* YOUR GOAL
Leave out the pictures and repeat the data exactly.

BEGIN MATERIAL PROVIDED

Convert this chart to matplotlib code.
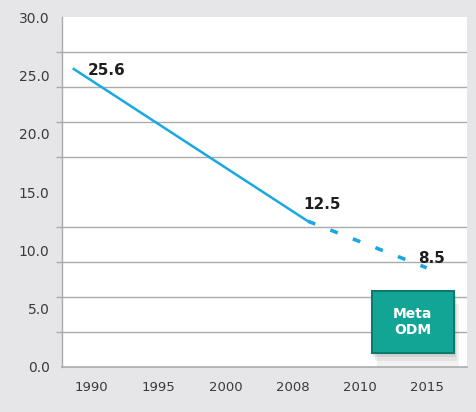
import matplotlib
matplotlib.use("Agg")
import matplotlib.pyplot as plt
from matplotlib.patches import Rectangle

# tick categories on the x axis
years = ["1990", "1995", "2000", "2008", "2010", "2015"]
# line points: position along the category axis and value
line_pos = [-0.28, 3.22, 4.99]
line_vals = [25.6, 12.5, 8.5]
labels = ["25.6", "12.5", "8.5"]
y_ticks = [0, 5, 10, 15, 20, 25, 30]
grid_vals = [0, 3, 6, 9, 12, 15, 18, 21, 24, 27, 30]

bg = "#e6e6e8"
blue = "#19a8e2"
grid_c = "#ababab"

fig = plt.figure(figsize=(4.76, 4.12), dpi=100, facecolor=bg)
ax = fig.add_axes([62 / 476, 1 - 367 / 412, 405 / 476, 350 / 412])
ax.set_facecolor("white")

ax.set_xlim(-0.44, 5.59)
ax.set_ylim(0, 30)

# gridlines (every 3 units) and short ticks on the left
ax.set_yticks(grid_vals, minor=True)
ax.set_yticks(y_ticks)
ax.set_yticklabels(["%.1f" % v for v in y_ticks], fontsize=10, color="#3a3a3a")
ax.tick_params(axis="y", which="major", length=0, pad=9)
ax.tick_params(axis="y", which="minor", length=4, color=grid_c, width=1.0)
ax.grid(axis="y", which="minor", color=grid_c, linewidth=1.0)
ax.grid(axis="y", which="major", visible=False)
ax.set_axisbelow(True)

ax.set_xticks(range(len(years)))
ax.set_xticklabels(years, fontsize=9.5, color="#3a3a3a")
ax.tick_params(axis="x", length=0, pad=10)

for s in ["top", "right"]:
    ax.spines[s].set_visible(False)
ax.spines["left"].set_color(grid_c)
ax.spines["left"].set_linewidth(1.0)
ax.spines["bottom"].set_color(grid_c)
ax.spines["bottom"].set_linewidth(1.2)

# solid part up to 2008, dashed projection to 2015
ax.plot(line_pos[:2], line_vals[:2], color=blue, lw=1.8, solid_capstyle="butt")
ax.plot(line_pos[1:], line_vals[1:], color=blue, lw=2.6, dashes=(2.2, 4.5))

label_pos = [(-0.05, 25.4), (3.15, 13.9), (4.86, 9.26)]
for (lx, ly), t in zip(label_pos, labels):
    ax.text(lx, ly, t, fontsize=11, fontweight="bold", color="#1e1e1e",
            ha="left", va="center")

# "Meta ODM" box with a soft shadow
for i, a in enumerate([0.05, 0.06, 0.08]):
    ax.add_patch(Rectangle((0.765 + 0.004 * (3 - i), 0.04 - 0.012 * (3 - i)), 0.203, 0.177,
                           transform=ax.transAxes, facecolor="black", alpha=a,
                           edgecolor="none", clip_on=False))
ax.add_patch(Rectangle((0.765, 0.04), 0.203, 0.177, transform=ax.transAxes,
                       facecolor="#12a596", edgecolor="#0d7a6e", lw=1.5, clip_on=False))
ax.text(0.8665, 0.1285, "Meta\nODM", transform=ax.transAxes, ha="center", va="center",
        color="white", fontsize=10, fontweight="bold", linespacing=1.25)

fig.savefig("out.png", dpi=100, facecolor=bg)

END MATERIAL PROVIDED

* FINAL RESULT
Convert this chart to matplotlib code.
import matplotlib
matplotlib.use("Agg")
import matplotlib.pyplot as plt
from matplotlib.patches import Rectangle

# tick categories on the x axis
years = ["1990", "1995", "2000", "2008", "2010", "2015"]
# line points: position along the category axis and value
line_pos = [-0.28, 3.22, 4.99]
line_vals = [25.6, 12.5, 8.5]
labels = ["25.6", "12.5", "8.5"]
y_ticks = [0, 5, 10, 15, 20, 25, 30]
grid_vals = [0, 3, 6, 9, 12, 15, 18, 21, 24, 27, 30]

bg = "#e6e6e8"
blue = "#19a8e2"
grid_c = "#ababab"

fig = plt.figure(figsize=(4.76, 4.12), dpi=100, facecolor=bg)
ax = fig.add_axes([62 / 476, 1 - 367 / 412, 405 / 476, 350 / 412])
ax.set_facecolor("white")

ax.set_xlim(-0.44, 5.59)
ax.set_ylim(0, 30)

# gridlines (every 3 units) and short ticks on the left
ax.set_yticks(grid_vals, minor=True)
ax.set_yticks(y_ticks)
ax.set_yticklabels(["%.1f" % v for v in y_ticks], fontsize=10, color="#3a3a3a")
ax.tick_params(axis="y", which="major", length=0, pad=9)
ax.tick_params(axis="y", which="minor", length=4, color=grid_c, width=1.0)
ax.grid(axis="y", which="minor", color=grid_c, linewidth=1.0)
ax.grid(axis="y", which="major", visible=False)
ax.set_axisbelow(True)

ax.set_xticks(range(len(years)))
ax.set_xticklabels(years, fontsize=9.5, color="#3a3a3a")
ax.tick_params(axis="x", length=0, pad=10)

for s in ["top", "right"]:
    ax.spines[s].set_visible(False)
ax.spines["left"].set_color(grid_c)
ax.spines["left"].set_linewidth(1.0)
ax.spines["bottom"].set_color(grid_c)
ax.spines["bottom"].set_linewidth(1.2)

# solid part up to 2008, dashed projection to 2015
ax.plot(line_pos[:2], line_vals[:2], color=blue, lw=1.8, solid_capstyle="butt")
ax.plot(line_pos[1:], line_vals[1:], color=blue, lw=2.6, dashes=(2.2, 4.5))

label_pos = [(-0.05, 25.4), (3.15, 13.9), (4.86, 9.26)]
for (lx, ly), t in zip(label_pos, labels):
    ax.text(lx, ly, t, fontsize=11, fontweight="bold", color="#1e1e1e",
            ha="left", va="center")

# "Meta ODM" box with a soft shadow
for i, a in enumerate([0.05, 0.06, 0.08]):
    ax.add_patch(Rectangle((0.765 + 0.004 * (3 - i), 0.04 - 0.012 * (3 - i)), 0.203, 0.177,
                           transform=ax.transAxes, facecolor="black", alpha=a,
                           edgecolor="none", clip_on=False))
ax.add_patch(Rectangle((0.765, 0.04), 0.203, 0.177, transform=ax.transAxes,
                       facecolor="#12a596", edgecolor="#0d7a6e", lw=1.5, clip_on=False))
ax.text(0.8665, 0.1285, "Meta\nODM", transform=ax.transAxes, ha="center", va="center",
        color="white", fontsize=10, fontweight="bold", linespacing=1.25)

fig.savefig("out.png", dpi=100, facecolor=bg)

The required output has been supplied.